I thought I'd fill y'all in a little on what has been going on with me lately.
Over the past 2 weeks, so much has happened that my head is spinning. I was on my way to a family party when I received a call from my son's fiance. I'm a grandma. Hold the congrats. I'm not quite ready for them as yet. In fact, I'm a little angry as I know my son and his fiance can't really care for themselves much less a child. I did look at some baby things at Walmart last night. Thought if I saw a bib or something that said I love grandma I would pick it up. Not a one there, but at least I looked.
We were able to bring my mother down to this family party. Getting her down off the mountain lately is no easy task. The older and more unwell she becomes the more she refuses to leave home. I was able to contact my neice (eldest brother's daughter) and get her to come down for the party. It was nice. My mother was in rare form the entrie weekend. In fact, she was down right cruel about certain issues such as the impending baby, wanting all exclusive time with my niece, and things in general. Apparently, both my sister and I had it out with her and vowed to limit contact for awhile.
Mom ended up in the hopsital last week. She was diagnosed with bronchial pnuemonia. This is not uncommon as she has COPD. This hospital visit has brought forth many concerns and issues. She may have lung cancer. However, her doctor has stated that it is her lungs that will be her reason for death. He agrees that she is no longer able to care for herself by living alone.
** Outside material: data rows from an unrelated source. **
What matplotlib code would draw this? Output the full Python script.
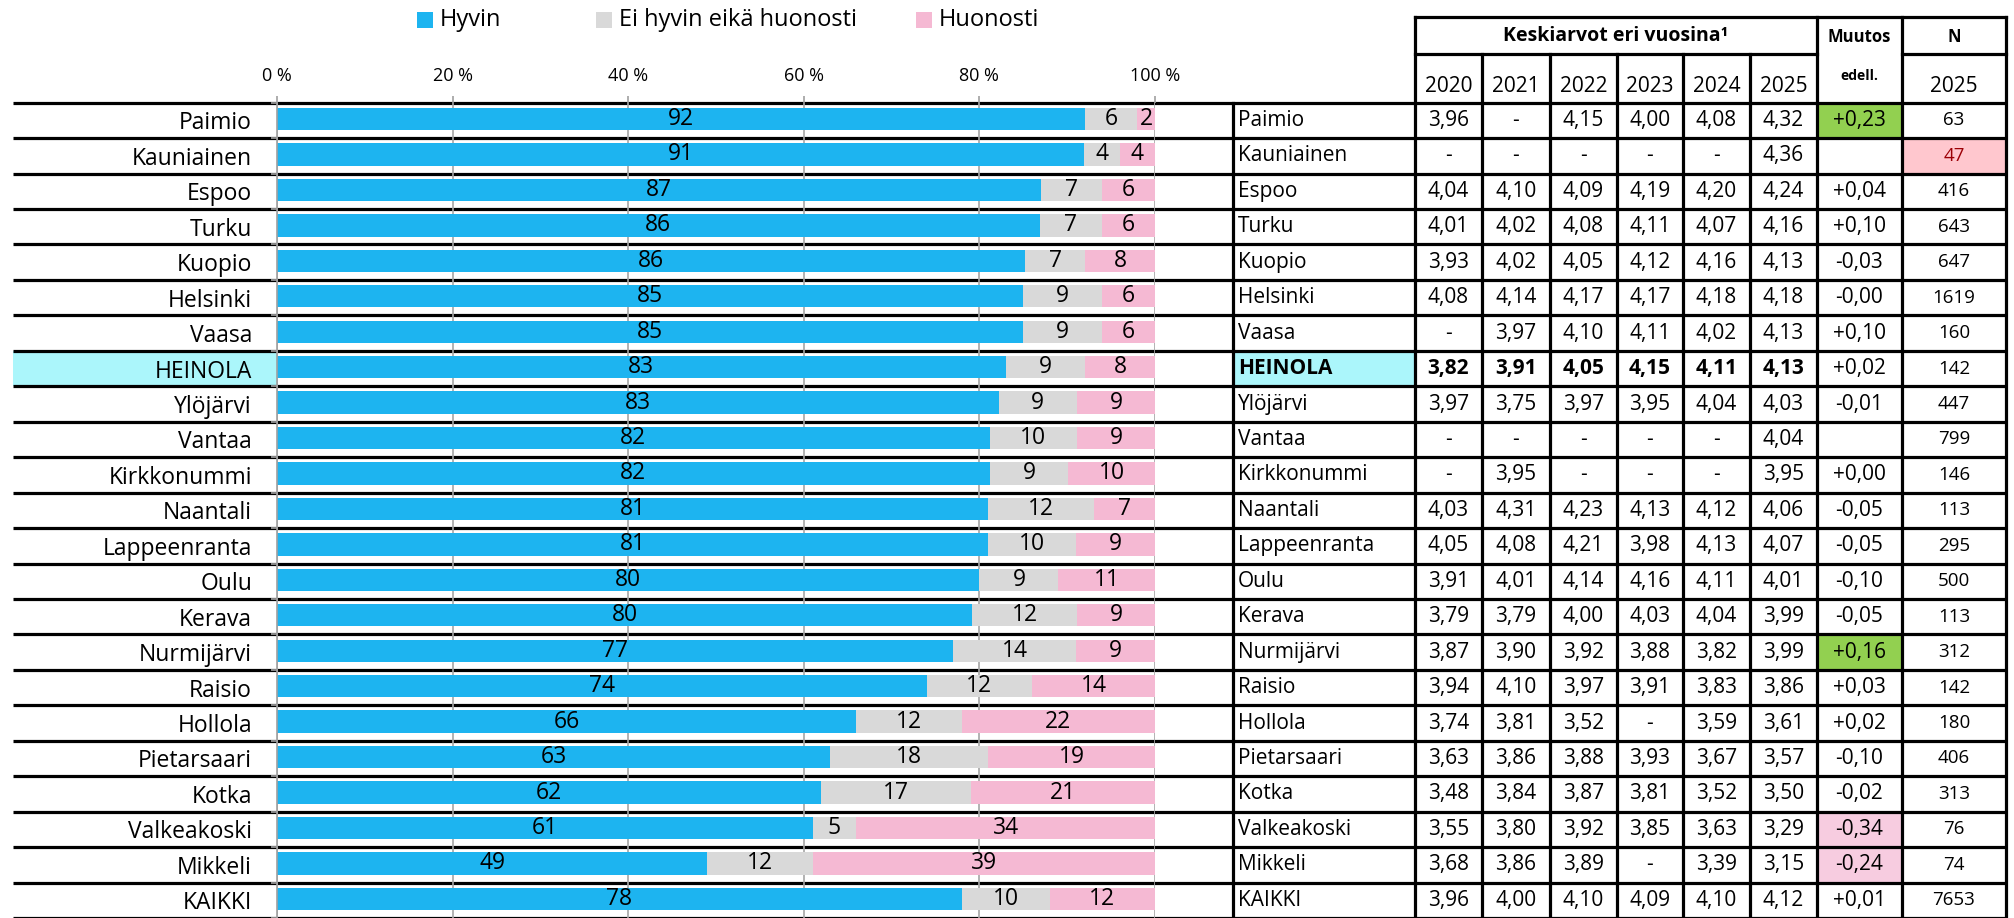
import numpy as np
import matplotlib
matplotlib.use('Agg')
import matplotlib.pyplot as plt
from matplotlib.patches import Rectangle

plt.rcParams['font.family'] = ['Open Sans', 'DejaVu Sans']

# --- data ---
categories = ['Paimio', 'Kauniainen', 'Espoo', 'Turku', 'Kuopio', 'Helsinki', 'Vaasa',
              'HEINOLA', 'Ylöjärvi', 'Vantaa', 'Kirkkonummi', 'Naantali', 'Lappeenranta',
              'Oulu', 'Kerava', 'Nurmijärvi', 'Raisio', 'Hollola', 'Pietarsaari', 'Kotka',
              'Valkeakoski', 'Mikkeli', 'KAIKKI']
hyvin = [92, 91, 87, 86, 86, 85, 85, 83, 83, 82, 82, 81, 81, 80, 80, 77, 74, 66, 63, 62, 61, 49, 78]
neutral = [6, 4, 7, 7, 7, 9, 9, 9, 9, 10, 9, 12, 10, 9, 12, 14, 12, 12, 18, 17, 5, 12, 10]
huonosti = [2, 4, 6, 6, 8, 6, 6, 8, 9, 9, 10, 7, 9, 11, 9, 9, 14, 22, 19, 21, 34, 39, 12]
series_names = ['Hyvin', 'Ei hyvin eikä huonosti', 'Huonosti']
series_colors = ['#1DB4F0', '#D9D9D9', '#F5B9D3']
x_ticks = [0, 20, 40, 60, 80, 100]

years = ['2020', '2021', '2022', '2023', '2024', '2025']
avg_2020 = [3.96, None, 4.04, 4.01, 3.93, 4.08, None, 3.82, 3.97, None, None, 4.03, 4.05,
            3.91, 3.79, 3.87, 3.94, 3.74, 3.63, 3.48, 3.55, 3.68, 3.96]
avg_2021 = [None, None, 4.10, 4.02, 4.02, 4.14, 3.97, 3.91, 3.75, None, 3.95, 4.31, 4.08,
            4.01, 3.79, 3.90, 4.10, 3.81, 3.86, 3.84, 3.80, 3.86, 4.00]
avg_2022 = [4.15, None, 4.09, 4.08, 4.05, 4.17, 4.10, 4.05, 3.97, None, None, 4.23, 4.21,
            4.14, 4.00, 3.92, 3.97, 3.52, 3.88, 3.87, 3.92, 3.89, 4.10]
avg_2023 = [4.00, None, 4.19, 4.11, 4.12, 4.17, 4.11, 4.15, 3.95, None, None, 4.13, 3.98,
            4.16, 4.03, 3.88, 3.91, None, 3.93, 3.81, 3.85, None, 4.09]
avg_2024 = [4.08, None, 4.20, 4.07, 4.16, 4.18, 4.02, 4.11, 4.04, None, None, 4.12, 4.13,
            4.11, 4.04, 3.82, 3.83, 3.59, 3.67, 3.52, 3.63, 3.39, 4.10]
avg_2025 = [4.32, 4.36, 4.24, 4.16, 4.13, 4.18, 4.13, 4.13, 4.03, 4.04, 3.95, 4.06, 4.07,
            4.01, 3.99, 3.99, 3.86, 3.61, 3.57, 3.50, 3.29, 3.15, 4.12]
change = [0.23, None, 0.04, 0.10, -0.03, -0.0, 0.10, 0.02, -0.01, None, 0.00, -0.05, -0.05,
          -0.10, -0.05, 0.16, 0.03, 0.02, -0.10, -0.02, -0.34, -0.24, 0.01]
n_2025 = [63, 47, 416, 643, 647, 1619, 160, 142, 447, 799, 146, 113, 295, 500, 113, 312,
          142, 180, 406, 313, 76, 74, 7653]
highlight = 'HEINOLA'

# --- layout (pixels) ---
W, H = 2015, 918
ROW_TOP = 102.7
PITCH = (H - ROW_TOP) / len(categories)
X0, X1 = 277, 1155
LINE_L, LINE_R = 13, 2006
NAME_L = 1233
col_edges = [1415, 1482, 1550, 1617, 1683, 1750, 1817, 1902, 2006]
HEAD_TOP, HEAD_MID = 17, 54
LW = 2.3

fig = plt.figure(figsize=(W / 100, H / 100), dpi=100)
bg = fig.add_axes([0, 0, 1, 1])
bg.set_xlim(0, W)
bg.set_ylim(H, 0)
bg.axis('off')

ax = fig.add_axes([X0 / W, 0, (X1 - X0) / W, (H - ROW_TOP) / H])
ax.patch.set_alpha(0)

n = len(categories)
y = np.arange(n)
totals = np.array(hyvin) + np.array(neutral) + np.array(huonosti)
left = np.zeros(n)
for vals, name, color in zip([hyvin, neutral, huonosti], series_names, series_colors):
    w = np.array(vals) / totals * 100
    bars = ax.barh(y - 0.04, w, left=left, height=0.63, color=color, label=name)
    ax.bar_label(bars, labels=[str(v) for v in vals], label_type='center', fontsize=16.5)
    left += w

ax.set_xlim(0, 100)
ax.set_ylim(n - 0.5, -0.5)
ax.set_axisbelow(True)
ax.xaxis.tick_top()
ax.set_xticks(x_ticks)
ax.set_xticklabels([f'{t} %' for t in x_ticks], fontsize=13)
ax.tick_params(axis='x', length=5, width=1.2, color='#a0a0a0', pad=8)
ax.xaxis.grid(True, color='#a6a6a6', lw=1.2)
ax.set_yticks(y)
ax.set_yticklabels(categories, fontsize=16.5)
ax.tick_params(axis='y', length=0, pad=18)
ax.set_yticks(np.arange(-0.5, n), minor=True)
ax.tick_params(axis='y', which='minor', length=4, width=1.2, color='#a0a0a0')
for s in ['top', 'right', 'bottom']:
    ax.spines[s].set_visible(False)
ax.spines['left'].set_color('#a0a0a0')
ax.spines['left'].set_linewidth(1.2)

# highlight row
hi = categories.index(highlight)
bg.add_patch(Rectangle((LINE_L, ROW_TOP + hi * PITCH), X0 - LINE_L, PITCH, color='#ABF6FB', lw=0))
bg.add_patch(Rectangle((NAME_L, ROW_TOP + hi * PITCH), col_edges[0] - NAME_L, PITCH, color='#ABF6FB', lw=0))

# legend
leg_x = [417, 596, 916]
for lx, name, color in zip(leg_x, series_names, series_colors):
    bg.add_patch(Rectangle((lx, 12), 16, 16, color=color, lw=0))
    bg.text(lx + 23, 20, name, fontsize=17, va='center', ha='left')

# table cells colours
for i in range(n):
    top = ROW_TOP + i * PITCH
    c = change[i]
    if c is not None and c >= 0.15:
        bg.add_patch(Rectangle((col_edges[6], top), col_edges[7] - col_edges[6], PITCH, color='#92D050', lw=0))
    elif c is not None and c <= -0.15:
        bg.add_patch(Rectangle((col_edges[6], top), col_edges[7] - col_edges[6], PITCH, color='#F7CCE0', lw=0))
    if n_2025[i] < 50:
        bg.add_patch(Rectangle((col_edges[7], top), col_edges[8] - col_edges[7], PITCH, color='#FFC7CE', lw=0))

# lines
for k in range(n + 1):
    yk = ROW_TOP + k * PITCH
    bg.plot([LINE_L, LINE_R], [yk, yk], color='black', lw=LW, solid_capstyle='butt')
bg.plot([col_edges[0], LINE_R], [HEAD_TOP, HEAD_TOP], color='black', lw=LW, solid_capstyle='projecting')
bg.plot([col_edges[0], col_edges[6]], [HEAD_MID, HEAD_MID], color='black', lw=LW)
bg.plot([col_edges[7], col_edges[8]], [HEAD_MID, HEAD_MID], color='black', lw=LW)
bg.plot([NAME_L, NAME_L], [ROW_TOP, H], color='black', lw=LW)
for j, xe in enumerate(col_edges):
    y_start = HEAD_MID if 0 < j < 6 else HEAD_TOP
    bg.plot([xe, xe], [y_start, H], color='black', lw=LW)

# header text
bg.text((col_edges[0] + col_edges[6]) / 2, 36, 'Keskiarvot eri vuosina¹', fontsize=14,
        fontweight='bold', ha='center', va='center')
bg.text((col_edges[6] + col_edges[7]) / 2, 37, 'Muutos', fontsize=12, fontweight='bold',
        ha='center', va='center')
bg.text((col_edges[6] + col_edges[7]) / 2, 76, 'edell.', fontsize=10, fontweight='bold',
        ha='center', va='center')
bg.text((col_edges[7] + col_edges[8]) / 2, 37, 'N', fontsize=12, fontweight='bold',
        ha='center', va='center')
bg.text((col_edges[7] + col_edges[8]) / 2, 86, '2025', fontsize=15, ha='center', va='center')
for j, yr in enumerate(years):
    bg.text((col_edges[j] + col_edges[j + 1]) / 2, 86, yr, fontsize=15, ha='center', va='center')


def fmt(v):
    return '-' if v is None else f'{v:.2f}'.replace('.', ',')


avg_cols = [avg_2020, avg_2021, avg_2022, avg_2023, avg_2024, avg_2025]
for i, name in enumerate(categories):
    yc = ROW_TOP + (i + 0.5) * PITCH
    bold = 'bold' if name == highlight else 'normal'
    bg.text(NAME_L + 5, yc, name, fontsize=15, fontweight=bold, ha='left', va='center')
    for j, col in enumerate(avg_cols):
        bg.text((col_edges[j] + col_edges[j + 1]) / 2, yc, fmt(col[i]), fontsize=15,
                fontweight=bold, ha='center', va='center')
    c = change[i]
    if c is not None:
        bg.text((col_edges[6] + col_edges[7]) / 2, yc, f'{c:+.2f}'.replace('.', ','),
                fontsize=15, ha='center', va='center')
    n_color = '#9C0006' if n_2025[i] < 50 else 'black'
    bg.text((col_edges[7] + col_edges[8]) / 2, yc, str(n_2025[i]), fontsize=13.5,
            color=n_color, ha='center', va='center')

fig.savefig('out.png', dpi=100)
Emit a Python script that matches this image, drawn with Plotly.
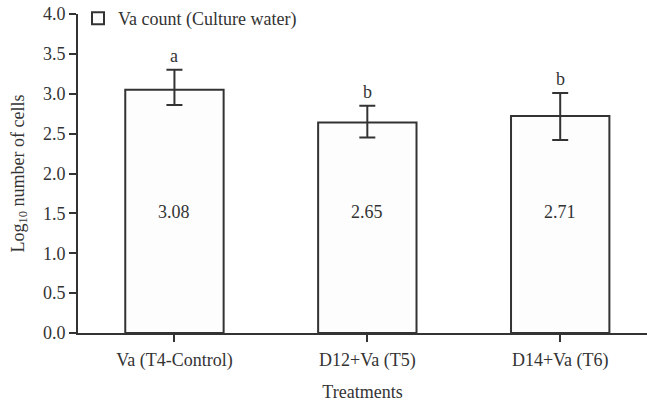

My brother and sisters have tried to get her to move off the mountain for years. I have supported her decision to remain there as long as possible. As long as possible is up. She must move into the attached apartment of my sister's house or to my brother's. This is going to be a major battle with her., but she can't stay there alone anymore. She is so far away from any of us. Wwe can't just drop everything to go and take care of her. I know that is what she desires ultimately, but that is unreasonable.
I don't relish this battle at all. I don't want to think about this being her last year with us most likely. I will be driving up Sunday to transport her good friend who is visiting from Alabama for 10 days. I will need to be cheery and pleasant and and...... I don't want to go.
Cira- I do so relate to being short fused. Seems like everything has me very edgy and on the verge.
That is it in a nutshell so to speak. I wish I could be there Sunday. I'd prefer the diversion form my life.
Aime
The love of my OH Family has me humbled!!!!